Gallbladder issues are a rare, but potentially serious side effect of GLP-1s. Your gallbladder is a small organ in your abdomen that stores and releases bile to help with fat digestion. If you are developing a gallbladder problem, you may notice that your skin and the whites of your eyes are taking on a yellowish color—the medical term for this is jaundice. You may also experience upper abdominal pain, fever, and clay-colored stools. If you experience any of these symptoms, stop using the medication and contact your healthcare provider.

When to seek in-person care

Severe or urgent side effects tend to be quite uncommon with GLP-1s. However, it’s worth knowing what to watch for and what signs should lead you to seek in-person medical care. 

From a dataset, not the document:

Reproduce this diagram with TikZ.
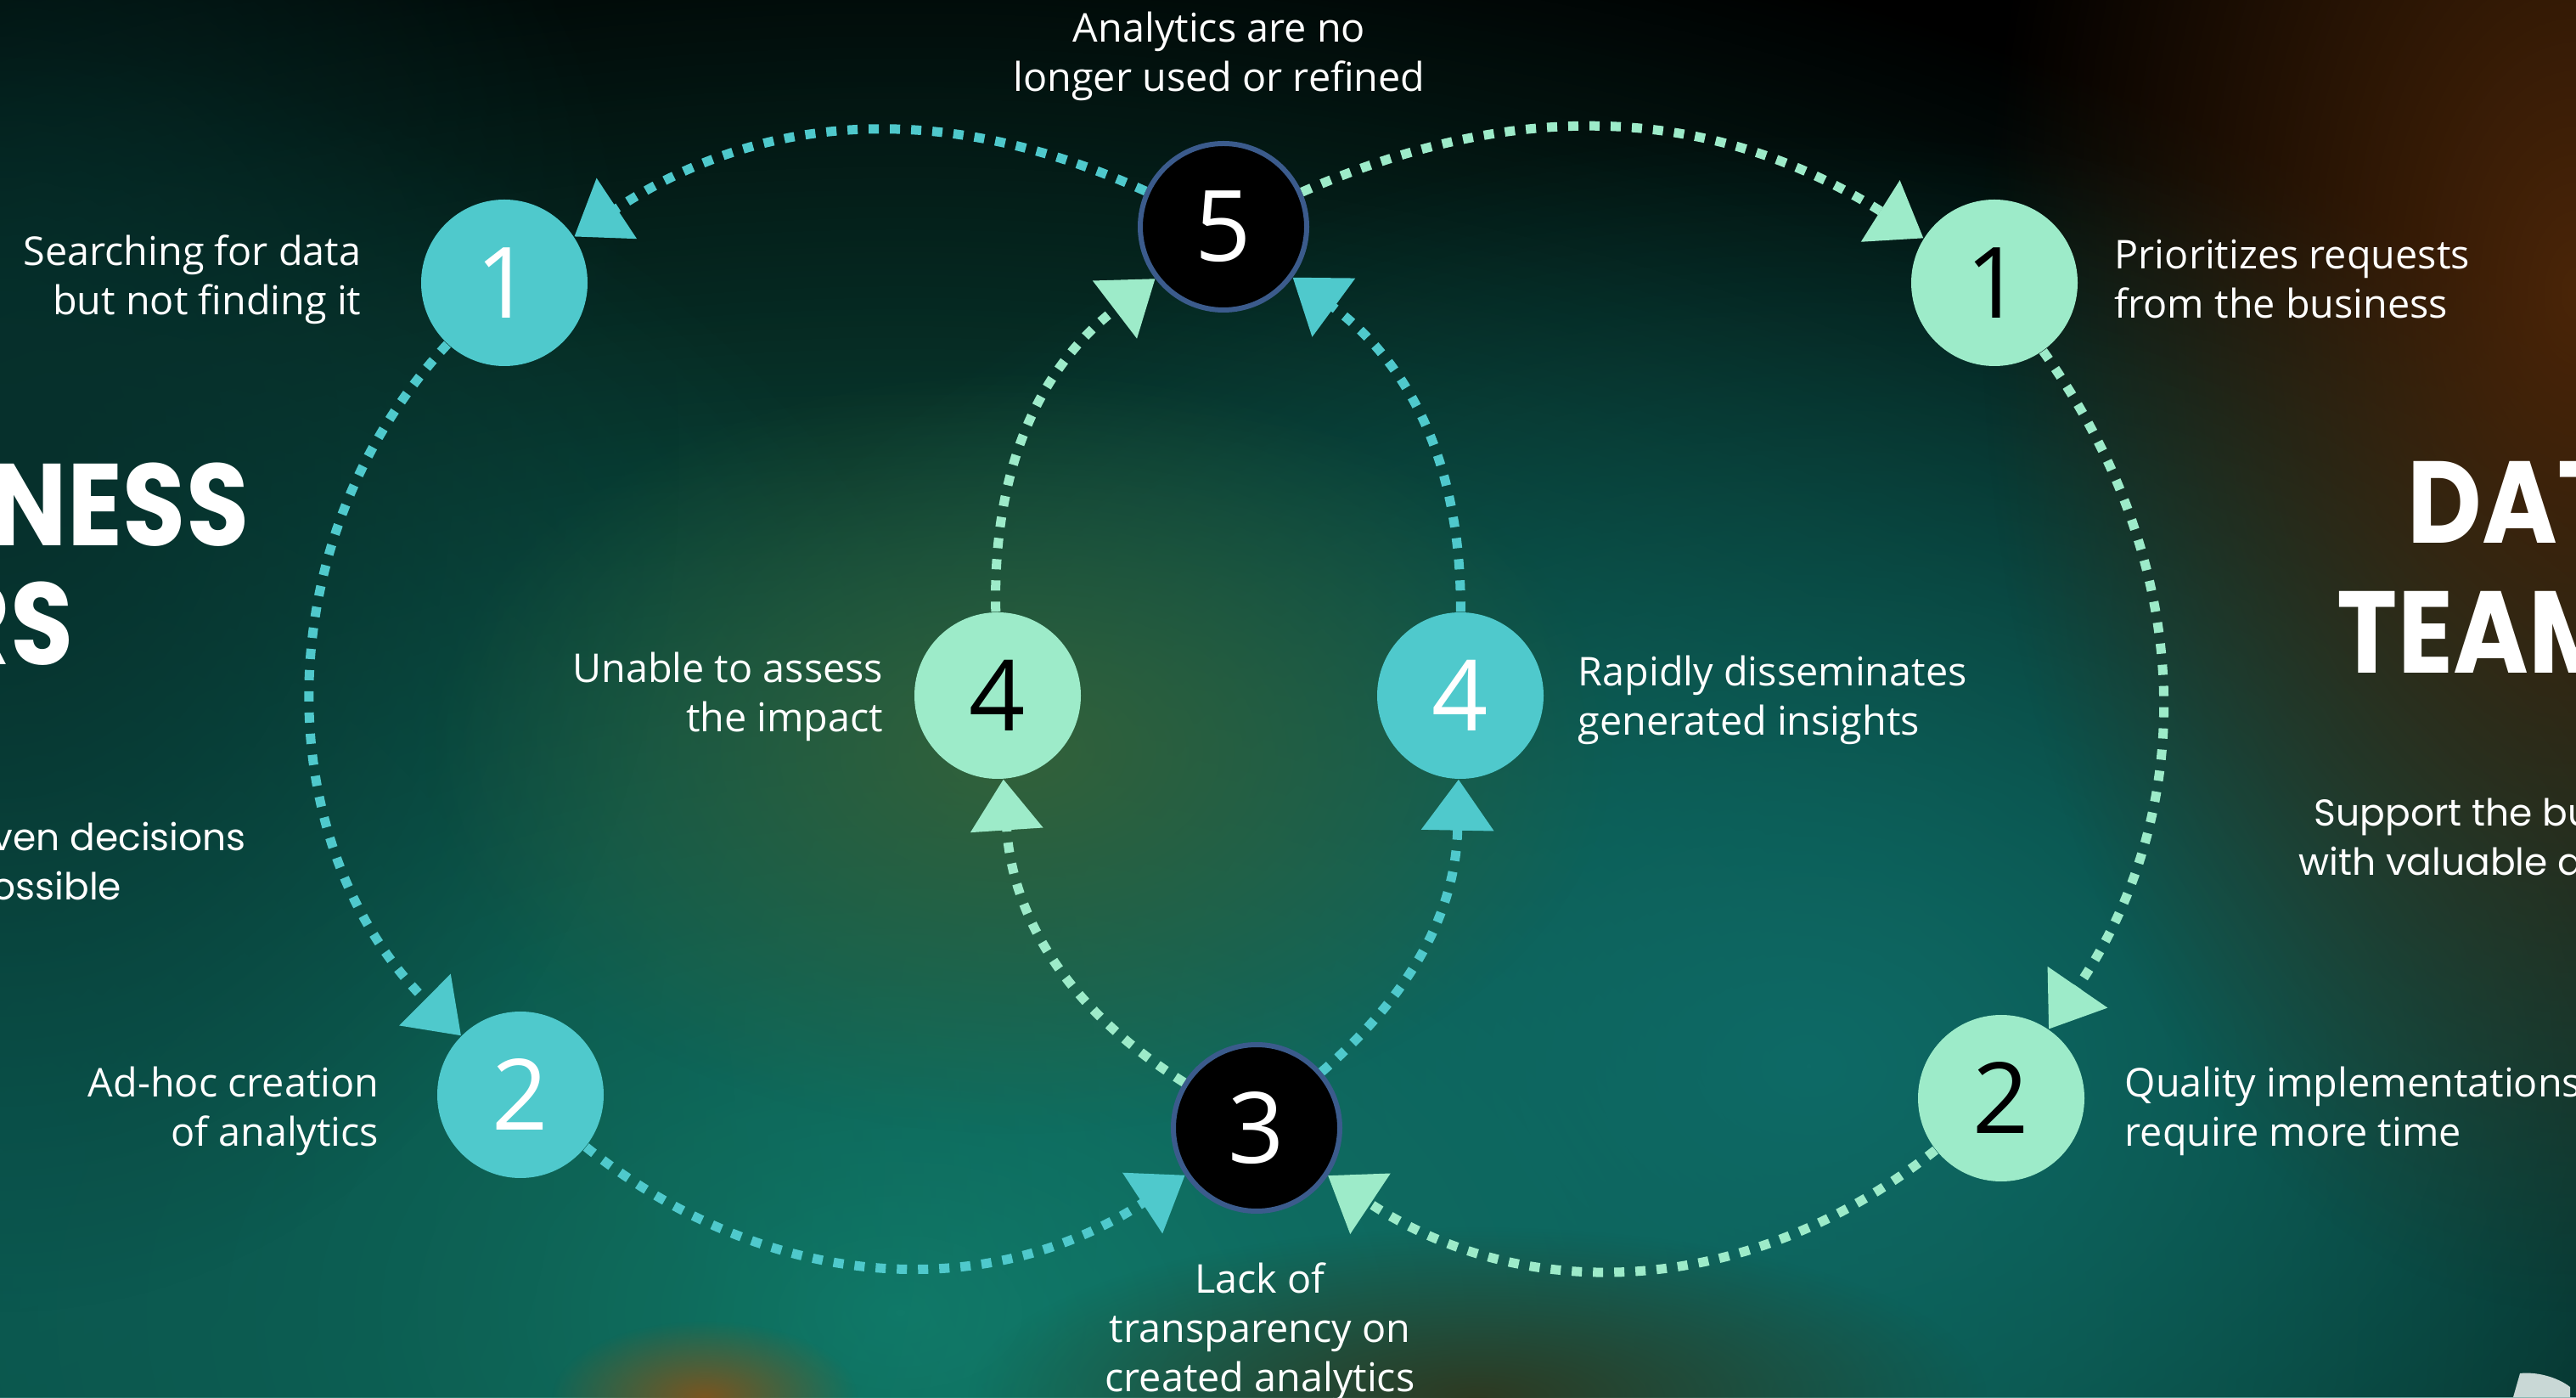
\documentclass[tikz,border=0pt]{standalone}
\usepackage{fontspec}
\setmainfont{Open Sans}
\newfontfamily\titlefont{Poppins}
\newfontfamily\headfont{Poppins}[FakeStretch=0.88]
\usepackage{tikz}
\usetikzlibrary{arrows.meta,positioning,fadings}
\definecolor{cycteal}{HTML}{4FC9CC}
\definecolor{cycmint}{HTML}{9DEBC9}
\definecolor{ringblue}{HTML}{3B5B8C}
\definecolor{hazeteal}{HTML}{13866E}
\definecolor{hazesea}{HTML}{0E6A66}
\definecolor{hazeolive}{HTML}{33613A}
\definecolor{hazedeep}{HTML}{0C5A52}
\definecolor{hazenight}{HTML}{06302C}
\definecolor{hazebrown}{HTML}{4A2508}
\definecolor{hazeamber}{HTML}{7A5520}
\definecolor{hazemoss}{HTML}{2E3A22}
\definecolor{blobgray}{HTML}{C9D8D6}
\tikzfading[name=glow, inner color=transparent!0, outer color=transparent!100]

\tikzset{
  stage/.style={circle, minimum size=1.96cm, inner sep=0pt, font=\fontsize{33}{33}\selectfont},
  tealstage/.style={stage, fill=cycteal, text=white},
  mintstage/.style={stage, fill=cycmint, text=black},
  darkstage/.style={stage, fill=black, draw=ringblue, line width=0.06cm, text=white},
  flow/.style={line width=0.11cm, dash pattern=on 0.12cm off 0.13cm,
    -{Triangle[length=0.6cm,width=0.83cm]}},
  tealflow/.style={flow, cycteal},
  mintflow/.style={flow, cycmint},
  lbl/.style={text=white, inner sep=0pt, font=\fontsize{13.3}{16.5}\selectfont},
  headline/.style={text=white, inner sep=0pt, font=\headfont\bfseries\fontsize{39}{39}\selectfont},
  sidenote/.style={text=white, inner sep=0pt, font=\titlefont\fontsize{12.5}{16.5}\selectfont},
  haze/.style={fill=#1, path fading=glow}
}

\begin{document}
\begin{tikzpicture}
  \useasboundingbox (0,0) rectangle (30.34,16.45);

  % Background
  \fill[black] (0,0) rectangle (30.34,16.45);
  \fill[haze=hazeteal]  (10.6,1.0) ellipse (27 and 17);
  \fill[haze=hazedeep]  (0,2.9) ellipse (13 and 13);
  \fill[haze=hazenight] (0,11) ellipse (8 and 10);
  \fill[haze=hazesea]   (21.3,3.9) ellipse (15 and 11);
  \fill[haze=hazeolive] (12.0,7.6) ellipse (7 and 4.5);
  \fill[haze=hazebrown] (30.34,13.0) ellipse (7 and 12);
  \fill[haze=hazeamber] (8.3,0) ellipse (1.8 and 0.9);
  \fill[haze=hazemoss]  (17.4,0) ellipse (6 and 2);
  \fill[blobgray] (29.60,0) -- (29.68,0.28) .. controls (29.85,0.30) and (30.1,0.25) .. (30.27,0.12) -- (30.27,0) -- cycle;

  % Titles
  \node[headline, anchor=base east] (tbu1) at (2.94,10.02) {NESS};
  \node[headline, anchor=base east] (tbu2) at (0.87,8.62) {RS};
  \node[headline, anchor=base west] (tdt1) at (28.35,10.05) {DAT};
  \node[headline, anchor=base west] (tdt2) at (27.52,8.52) {TEAM};
  \node[sidenote, anchor=west, align=left] (sbu) at (-0.1,6.31) {ven decisions\\ossible};
  \node[sidenote, align=center] (sdt) at (28.89,6.60) {Support the bu\\with valuable an};

  % Stages
  \node[darkstage] (s5) at (14.41,13.78) {5};
  \node[darkstage] (s3) at (14.80,3.17) {3};
  \node[tealstage] (bu1) at (5.94,13.12) {1};
  \node[tealstage] (bu2) at (6.13,3.56) {2};
  \node[tealstage] (bu4) at (17.20,8.26) {4};
  \node[mintstage] (dt1) at (23.49,13.12) {1};
  \node[mintstage] (dt2) at (23.57,3.52) {2};
  \node[mintstage] (dt4) at (11.75,8.26) {4};

  % Labels
  \node[lbl, align=center] (l5) at (14.36,15.79) {Analytics are no\\longer used or refined};
  \node[lbl, align=center] (l3) at (14.84,0.77) {Lack of\\transparency on\\created analytics};
  \node[lbl, align=right, anchor=east] (lbu1) at (4.26,13.16) {Searching for data\\but not finding it};
  \node[lbl, align=right, anchor=east] (lbu2) at (4.47,3.37) {Ad-hoc creation\\of analytics};
  \node[lbl, align=left, anchor=west] (lbu4) at (18.58,8.21) {Rapidly disseminates\\generated insights};
  \node[lbl, align=left, anchor=west] (ldt1) at (24.90,13.16) {Prioritizes requests\\from the business};
  \node[lbl, align=left, anchor=west] (ldt2) at (25.02,3.37) {Quality implementations\\require more time};
  \node[lbl, align=right, anchor=east] (ldt4) at (10.41,8.25) {Unable to assess\\the impact};

  % Business loop
  \draw[tealflow] (s5) to[bend right=29] (bu1);
  \draw[tealflow] (bu1) to[bend right=44] (bu2);
  \draw[tealflow] (bu2) to[bend right=36] (s3);
  \draw[tealflow] (s3) to[bend right=24] (bu4);
  \draw[tealflow] (bu4) to[bend right=27] (s5);

  % Data team loop
  \draw[mintflow] (s5) to[bend left=28] (dt1);
  \draw[mintflow] (dt1) to[bend left=35] (dt2);
  \draw[mintflow] (dt2) to[bend left=36] (s3);
  \draw[mintflow] (s3) to[bend left=27] (dt4);
  \draw[mintflow] (dt4) to[bend left=27] (s5);
\end{tikzpicture}
\end{document}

Seek in-person medical care if you experience:

  • Changes in your mood that are new and uncharacteristic for you

  • Persistent hoarseness, persistent trouble swallowing, or a persistent feeling of fullness in the neck

And seek urgent in-person medical care if you experience:

  • Abdominal pain that is severe, won’t go away, or keeps coming back

  • Swelling in the face, tongue, or throat

  • Shortness of breath

  • Blood in vomit

  • Bloody stools

  • Black tarry stools

Writing your next chapters, together

On your path to rewrite your Body Story, there are bound to be bumps along the way. There will be times that a goal feels just out of reach; days when exercise just isn’t in the cards; and yes, there may be side effects at times. 

But each of these bumps will just be a page in your new Body Story—and you’re writing chapters. And between your step-by-step curriculum and the wise, empathetic words of your Ro-affiliated coach and provider, you’ve got support every day, every page, every step of the way.